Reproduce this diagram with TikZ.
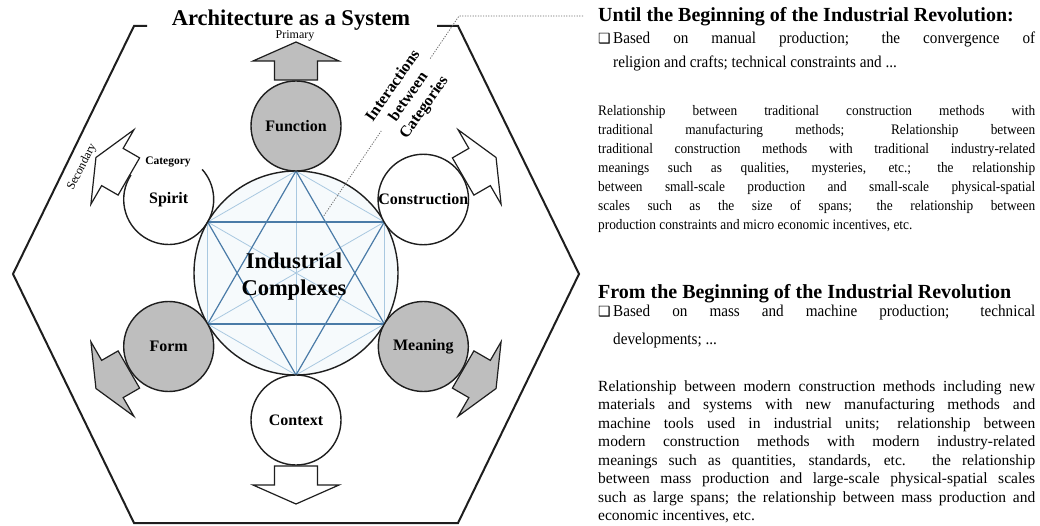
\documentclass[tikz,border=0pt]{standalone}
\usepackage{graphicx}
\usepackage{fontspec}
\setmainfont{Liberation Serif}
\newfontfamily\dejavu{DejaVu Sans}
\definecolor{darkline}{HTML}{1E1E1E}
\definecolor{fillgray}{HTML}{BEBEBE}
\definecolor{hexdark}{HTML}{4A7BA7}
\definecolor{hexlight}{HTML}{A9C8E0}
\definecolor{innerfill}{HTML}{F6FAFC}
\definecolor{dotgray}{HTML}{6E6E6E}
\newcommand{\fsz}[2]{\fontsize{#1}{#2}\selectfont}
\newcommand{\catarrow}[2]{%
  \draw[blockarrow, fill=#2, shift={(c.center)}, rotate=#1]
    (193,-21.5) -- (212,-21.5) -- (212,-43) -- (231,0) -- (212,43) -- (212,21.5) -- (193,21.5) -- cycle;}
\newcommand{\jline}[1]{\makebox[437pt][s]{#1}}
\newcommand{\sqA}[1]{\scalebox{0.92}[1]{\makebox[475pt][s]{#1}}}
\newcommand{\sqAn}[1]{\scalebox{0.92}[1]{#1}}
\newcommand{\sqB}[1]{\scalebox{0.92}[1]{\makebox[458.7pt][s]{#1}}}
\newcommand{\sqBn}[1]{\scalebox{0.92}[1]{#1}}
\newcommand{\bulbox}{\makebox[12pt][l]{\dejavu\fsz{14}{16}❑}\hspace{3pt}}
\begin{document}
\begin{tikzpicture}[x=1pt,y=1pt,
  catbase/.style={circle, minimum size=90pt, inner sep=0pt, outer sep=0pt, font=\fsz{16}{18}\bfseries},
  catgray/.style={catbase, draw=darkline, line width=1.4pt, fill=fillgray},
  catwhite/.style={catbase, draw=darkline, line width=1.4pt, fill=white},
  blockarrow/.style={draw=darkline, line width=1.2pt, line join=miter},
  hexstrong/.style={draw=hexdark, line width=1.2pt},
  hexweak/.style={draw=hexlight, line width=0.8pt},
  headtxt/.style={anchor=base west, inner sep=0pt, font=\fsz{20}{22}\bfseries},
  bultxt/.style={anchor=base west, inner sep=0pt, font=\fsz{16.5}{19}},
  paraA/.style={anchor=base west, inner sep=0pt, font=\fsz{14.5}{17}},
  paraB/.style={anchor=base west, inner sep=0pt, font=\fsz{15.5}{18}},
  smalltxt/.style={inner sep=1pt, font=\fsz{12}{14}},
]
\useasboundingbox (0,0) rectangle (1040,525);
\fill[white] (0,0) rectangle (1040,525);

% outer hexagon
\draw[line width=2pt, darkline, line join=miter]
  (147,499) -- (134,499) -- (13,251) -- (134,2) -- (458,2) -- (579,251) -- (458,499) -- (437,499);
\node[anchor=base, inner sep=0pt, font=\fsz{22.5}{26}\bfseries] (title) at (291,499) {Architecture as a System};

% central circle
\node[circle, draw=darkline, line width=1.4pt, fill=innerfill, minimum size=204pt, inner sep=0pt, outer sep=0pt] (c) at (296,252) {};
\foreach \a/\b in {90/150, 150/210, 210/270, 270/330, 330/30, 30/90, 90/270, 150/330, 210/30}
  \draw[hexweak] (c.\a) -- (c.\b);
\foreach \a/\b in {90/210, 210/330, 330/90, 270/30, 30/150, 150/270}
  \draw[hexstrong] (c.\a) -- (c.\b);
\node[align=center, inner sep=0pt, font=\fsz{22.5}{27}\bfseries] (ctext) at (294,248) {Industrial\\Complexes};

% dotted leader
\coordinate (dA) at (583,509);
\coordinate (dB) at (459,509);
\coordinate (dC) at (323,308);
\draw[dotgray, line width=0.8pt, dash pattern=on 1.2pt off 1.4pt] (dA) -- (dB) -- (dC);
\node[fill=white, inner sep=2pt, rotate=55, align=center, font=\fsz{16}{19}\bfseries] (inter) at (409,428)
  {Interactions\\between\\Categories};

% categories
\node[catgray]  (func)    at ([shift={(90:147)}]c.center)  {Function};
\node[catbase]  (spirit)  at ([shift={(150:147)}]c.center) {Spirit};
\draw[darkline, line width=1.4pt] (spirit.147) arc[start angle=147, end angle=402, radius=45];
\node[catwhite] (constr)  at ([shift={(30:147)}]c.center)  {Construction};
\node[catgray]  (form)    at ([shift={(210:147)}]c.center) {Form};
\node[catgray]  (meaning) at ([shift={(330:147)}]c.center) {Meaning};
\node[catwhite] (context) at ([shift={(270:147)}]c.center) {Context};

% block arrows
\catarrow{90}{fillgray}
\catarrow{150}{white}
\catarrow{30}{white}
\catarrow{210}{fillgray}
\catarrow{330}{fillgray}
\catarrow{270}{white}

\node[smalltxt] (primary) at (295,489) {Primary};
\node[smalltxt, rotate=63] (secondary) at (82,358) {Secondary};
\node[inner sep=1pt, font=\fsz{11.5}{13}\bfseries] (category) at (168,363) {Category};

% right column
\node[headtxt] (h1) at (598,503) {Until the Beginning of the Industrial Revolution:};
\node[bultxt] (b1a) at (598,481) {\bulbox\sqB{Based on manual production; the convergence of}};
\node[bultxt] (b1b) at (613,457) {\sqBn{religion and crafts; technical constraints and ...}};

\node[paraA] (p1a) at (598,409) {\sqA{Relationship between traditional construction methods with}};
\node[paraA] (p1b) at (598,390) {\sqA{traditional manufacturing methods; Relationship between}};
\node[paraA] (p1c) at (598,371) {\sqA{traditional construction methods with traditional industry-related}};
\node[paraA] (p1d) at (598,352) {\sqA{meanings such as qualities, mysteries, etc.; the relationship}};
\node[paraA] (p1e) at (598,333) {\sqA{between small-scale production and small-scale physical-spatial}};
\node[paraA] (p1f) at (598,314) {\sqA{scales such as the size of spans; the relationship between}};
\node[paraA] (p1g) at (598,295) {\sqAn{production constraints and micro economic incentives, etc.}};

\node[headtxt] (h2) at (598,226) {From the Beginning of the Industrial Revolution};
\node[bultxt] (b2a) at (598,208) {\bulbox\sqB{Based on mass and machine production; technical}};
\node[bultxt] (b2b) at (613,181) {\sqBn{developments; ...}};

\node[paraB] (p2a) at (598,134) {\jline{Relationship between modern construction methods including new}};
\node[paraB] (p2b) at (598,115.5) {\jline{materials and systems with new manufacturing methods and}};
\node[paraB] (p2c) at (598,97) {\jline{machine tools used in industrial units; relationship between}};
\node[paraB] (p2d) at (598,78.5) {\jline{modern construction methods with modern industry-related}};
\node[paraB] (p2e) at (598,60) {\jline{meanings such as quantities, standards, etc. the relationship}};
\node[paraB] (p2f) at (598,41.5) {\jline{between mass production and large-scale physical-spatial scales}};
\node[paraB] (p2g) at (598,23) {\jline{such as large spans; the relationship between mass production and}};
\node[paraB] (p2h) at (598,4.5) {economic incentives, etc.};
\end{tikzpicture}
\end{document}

**What you need to do**
Print the whole listing above once more, word for word, without its pictures.

**Task response**
Reproduce this diagram with TikZ.
\documentclass[tikz,border=0pt]{standalone}
\usepackage{graphicx}
\usepackage{fontspec}
\setmainfont{Liberation Serif}
\newfontfamily\dejavu{DejaVu Sans}
\definecolor{darkline}{HTML}{1E1E1E}
\definecolor{fillgray}{HTML}{BEBEBE}
\definecolor{hexdark}{HTML}{4A7BA7}
\definecolor{hexlight}{HTML}{A9C8E0}
\definecolor{innerfill}{HTML}{F6FAFC}
\definecolor{dotgray}{HTML}{6E6E6E}
\newcommand{\fsz}[2]{\fontsize{#1}{#2}\selectfont}
\newcommand{\catarrow}[2]{%
  \draw[blockarrow, fill=#2, shift={(c.center)}, rotate=#1]
    (193,-21.5) -- (212,-21.5) -- (212,-43) -- (231,0) -- (212,43) -- (212,21.5) -- (193,21.5) -- cycle;}
\newcommand{\jline}[1]{\makebox[437pt][s]{#1}}
\newcommand{\sqA}[1]{\scalebox{0.92}[1]{\makebox[475pt][s]{#1}}}
\newcommand{\sqAn}[1]{\scalebox{0.92}[1]{#1}}
\newcommand{\sqB}[1]{\scalebox{0.92}[1]{\makebox[458.7pt][s]{#1}}}
\newcommand{\sqBn}[1]{\scalebox{0.92}[1]{#1}}
\newcommand{\bulbox}{\makebox[12pt][l]{\dejavu\fsz{14}{16}❑}\hspace{3pt}}
\begin{document}
\begin{tikzpicture}[x=1pt,y=1pt,
  catbase/.style={circle, minimum size=90pt, inner sep=0pt, outer sep=0pt, font=\fsz{16}{18}\bfseries},
  catgray/.style={catbase, draw=darkline, line width=1.4pt, fill=fillgray},
  catwhite/.style={catbase, draw=darkline, line width=1.4pt, fill=white},
  blockarrow/.style={draw=darkline, line width=1.2pt, line join=miter},
  hexstrong/.style={draw=hexdark, line width=1.2pt},
  hexweak/.style={draw=hexlight, line width=0.8pt},
  headtxt/.style={anchor=base west, inner sep=0pt, font=\fsz{20}{22}\bfseries},
  bultxt/.style={anchor=base west, inner sep=0pt, font=\fsz{16.5}{19}},
  paraA/.style={anchor=base west, inner sep=0pt, font=\fsz{14.5}{17}},
  paraB/.style={anchor=base west, inner sep=0pt, font=\fsz{15.5}{18}},
  smalltxt/.style={inner sep=1pt, font=\fsz{12}{14}},
]
\useasboundingbox (0,0) rectangle (1040,525);
\fill[white] (0,0) rectangle (1040,525);

% outer hexagon
\draw[line width=2pt, darkline, line join=miter]
  (147,499) -- (134,499) -- (13,251) -- (134,2) -- (458,2) -- (579,251) -- (458,499) -- (437,499);
\node[anchor=base, inner sep=0pt, font=\fsz{22.5}{26}\bfseries] (title) at (291,499) {Architecture as a System};

% central circle
\node[circle, draw=darkline, line width=1.4pt, fill=innerfill, minimum size=204pt, inner sep=0pt, outer sep=0pt] (c) at (296,252) {};
\foreach \a/\b in {90/150, 150/210, 210/270, 270/330, 330/30, 30/90, 90/270, 150/330, 210/30}
  \draw[hexweak] (c.\a) -- (c.\b);
\foreach \a/\b in {90/210, 210/330, 330/90, 270/30, 30/150, 150/270}
  \draw[hexstrong] (c.\a) -- (c.\b);
\node[align=center, inner sep=0pt, font=\fsz{22.5}{27}\bfseries] (ctext) at (294,248) {Industrial\\Complexes};

% dotted leader
\coordinate (dA) at (583,509);
\coordinate (dB) at (459,509);
\coordinate (dC) at (323,308);
\draw[dotgray, line width=0.8pt, dash pattern=on 1.2pt off 1.4pt] (dA) -- (dB) -- (dC);
\node[fill=white, inner sep=2pt, rotate=55, align=center, font=\fsz{16}{19}\bfseries] (inter) at (409,428)
  {Interactions\\between\\Categories};

% categories
\node[catgray]  (func)    at ([shift={(90:147)}]c.center)  {Function};
\node[catbase]  (spirit)  at ([shift={(150:147)}]c.center) {Spirit};
\draw[darkline, line width=1.4pt] (spirit.147) arc[start angle=147, end angle=402, radius=45];
\node[catwhite] (constr)  at ([shift={(30:147)}]c.center)  {Construction};
\node[catgray]  (form)    at ([shift={(210:147)}]c.center) {Form};
\node[catgray]  (meaning) at ([shift={(330:147)}]c.center) {Meaning};
\node[catwhite] (context) at ([shift={(270:147)}]c.center) {Context};

% block arrows
\catarrow{90}{fillgray}
\catarrow{150}{white}
\catarrow{30}{white}
\catarrow{210}{fillgray}
\catarrow{330}{fillgray}
\catarrow{270}{white}

\node[smalltxt] (primary) at (295,489) {Primary};
\node[smalltxt, rotate=63] (secondary) at (82,358) {Secondary};
\node[inner sep=1pt, font=\fsz{11.5}{13}\bfseries] (category) at (168,363) {Category};

% right column
\node[headtxt] (h1) at (598,503) {Until the Beginning of the Industrial Revolution:};
\node[bultxt] (b1a) at (598,481) {\bulbox\sqB{Based on manual production; the convergence of}};
\node[bultxt] (b1b) at (613,457) {\sqBn{religion and crafts; technical constraints and ...}};

\node[paraA] (p1a) at (598,409) {\sqA{Relationship between traditional construction methods with}};
\node[paraA] (p1b) at (598,390) {\sqA{traditional manufacturing methods; Relationship between}};
\node[paraA] (p1c) at (598,371) {\sqA{traditional construction methods with traditional industry-related}};
\node[paraA] (p1d) at (598,352) {\sqA{meanings such as qualities, mysteries, etc.; the relationship}};
\node[paraA] (p1e) at (598,333) {\sqA{between small-scale production and small-scale physical-spatial}};
\node[paraA] (p1f) at (598,314) {\sqA{scales such as the size of spans; the relationship between}};
\node[paraA] (p1g) at (598,295) {\sqAn{production constraints and micro economic incentives, etc.}};

\node[headtxt] (h2) at (598,226) {From the Beginning of the Industrial Revolution};
\node[bultxt] (b2a) at (598,208) {\bulbox\sqB{Based on mass and machine production; technical}};
\node[bultxt] (b2b) at (613,181) {\sqBn{developments; ...}};

\node[paraB] (p2a) at (598,134) {\jline{Relationship between modern construction methods including new}};
\node[paraB] (p2b) at (598,115.5) {\jline{materials and systems with new manufacturing methods and}};
\node[paraB] (p2c) at (598,97) {\jline{machine tools used in industrial units; relationship between}};
\node[paraB] (p2d) at (598,78.5) {\jline{modern construction methods with modern industry-related}};
\node[paraB] (p2e) at (598,60) {\jline{meanings such as quantities, standards, etc. the relationship}};
\node[paraB] (p2f) at (598,41.5) {\jline{between mass production and large-scale physical-spatial scales}};
\node[paraB] (p2g) at (598,23) {\jline{such as large spans; the relationship between mass production and}};
\node[paraB] (p2h) at (598,4.5) {economic incentives, etc.};
\end{tikzpicture}
\end{document}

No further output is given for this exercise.